Our government knows that the effective management of Canada's oceans depends on an in-depth understanding of the marine environment. We gain this understanding through peer-reviewed science, the traditional knowledge of indigenous peoples, and through information shared by the fishing industry and local communities. By balancing the collection of information and consultations with our partners with the precautionary approach, interim protection marine protected areas will offer the needed protections to our important ocean seascape and resources, while still being shaped by science and consultation.
We have heard the call for stronger conservation standards. While Bill C-55 is a targeted response to the length of time that it takes to designate MPAs, we know that it is important to continue the conversation on conservation standards. That is why we have established a national advisory panel that will provide the minister with advice and recommendations on protection standards for future marine protected areas. The panel is to report back with their recommendations. It is essential that we come to the right answers to these questions together, in order to properly protect our oceans for long-term sustainability.
The issue of economic fairness was also raised by a few indigenous groups and fishers during the standing committee's hearings.
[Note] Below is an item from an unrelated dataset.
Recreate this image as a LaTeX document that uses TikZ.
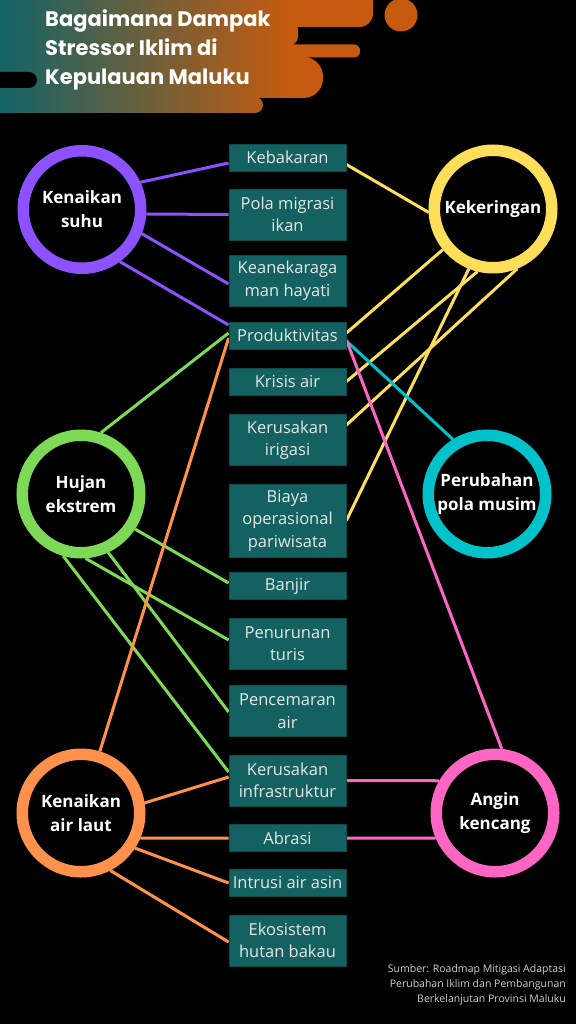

These are concerns that the new powers proposed could deprive rights holders and others of their dependence on marine resources for sustenance and livelihood.
I want to emphasize that the ministerial order provision is not meant to close the door on economic opportunities. We are committed to working in full transparency with our partners to ensure that our oceans and marine resources support a long-term sustainable economy. In fact, we are of the view that provisions like this will actually make for more abundance so that future generations can have more economic opportunities.
Lastly, we have heard from some of our indigenous partners that we need to renew our relationships to ensure that their voices are being heard. We are open to conversations on co-management, and providing a greater role for indigenous partners in the management of our oceans. We are committed to reconciliation and are striving to work more closely with indigenous groups, including Inuit communities, to inform the process and make the most of their traditional knowledge.
We have listened to many important proposed amendments to Bill C-55 and the committee has worked diligently to reflect carefully on all of them. We particularly support the proposal made by the member for Nunavut, supported by the member for Northwest Territories, which amends the bill to ensure that our approach to interim protection MPAs is consistent with land claims agreements. We understand that conservation is integral to the indigenous way of life, but a balance with sustainable use is necessary to ensure that our communities are able to continue to thrive. As I have said, interim protection MPAs will not be established without constructive conversation, and it will be a collaborative effort.
We are not looking to move ahead without our partners, but to offer protection where it has been identified by our partners as necessary to ensure the long-term health of the marine environment. Bill C-55 is a powerful step toward better protection for our oceans, advancing reconciliation and moving towards a nation-to-nation dialogue, and continuing to work together on the shared objectives that Canadians care deeply about. We have a shared duty to protect our oceans for generations to come, and this bill helps us do that.